-
Notifications
You must be signed in to change notification settings - Fork 776
Description
I have a scatter/gather workflow and need to gather the files from a particular sample using the groupBy() operator. The format of my input channel is as follows:
[
{
"id": "SAMP_0002",
"single_end": "false"
},
"SAMP_0002_0.ubam"
],
[
{
"id": "SAMP_0002",
"single_end": "false"
},
"SAMP_0002_1.ubam"
]
What I would like to do is wait until all the emissions from the upstream channel have finished and then to merge them with:
reads_sized
.groupTuple(by: 0)
.set {reads_grouped}
To get a merged channel like this:
[
{
"id": "SAMP_0002",
"single_end": "false"
},
["SAMP_0002_0.ubam", "SAMP_0002_1.ubam"]
],
It's really unclear to me what happens if you don't specify a size parameter to groupTuple(). Does it block until the input channel has finished all its emissions? Is it possible that it will emit multiple tuples with the same key if they come in at different times?
The "tip" suggests that you need to either specify a constant size or calculate the sizes of each key in advance and using built in function groupKey, but it's not clear to me exactly how groupKey works, and I don't see any documentation on groupKey or its inputs and outputs.

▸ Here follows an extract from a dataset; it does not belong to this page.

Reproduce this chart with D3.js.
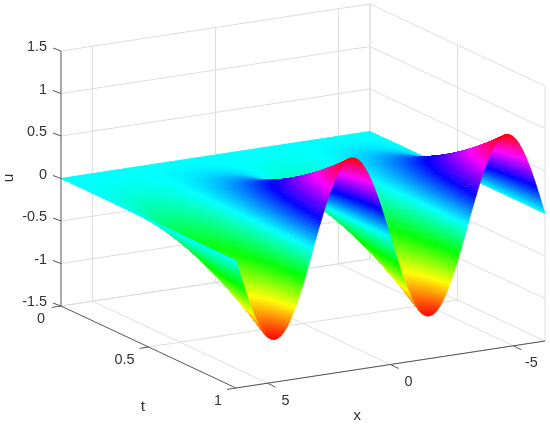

I went to the "patterns" example on groupTuple (https://nextflow-io.github.io/patterns/process-into-groups/), but it does not use groupKey at all even though the groups would have variable size in that example.
Overall, scatter gather seems like an important pattern and I think people would benefit from reviewing this documentation. Or is there a better operator to use for my example above?
(Note, the history of groupKey seems to be in this issue #796 )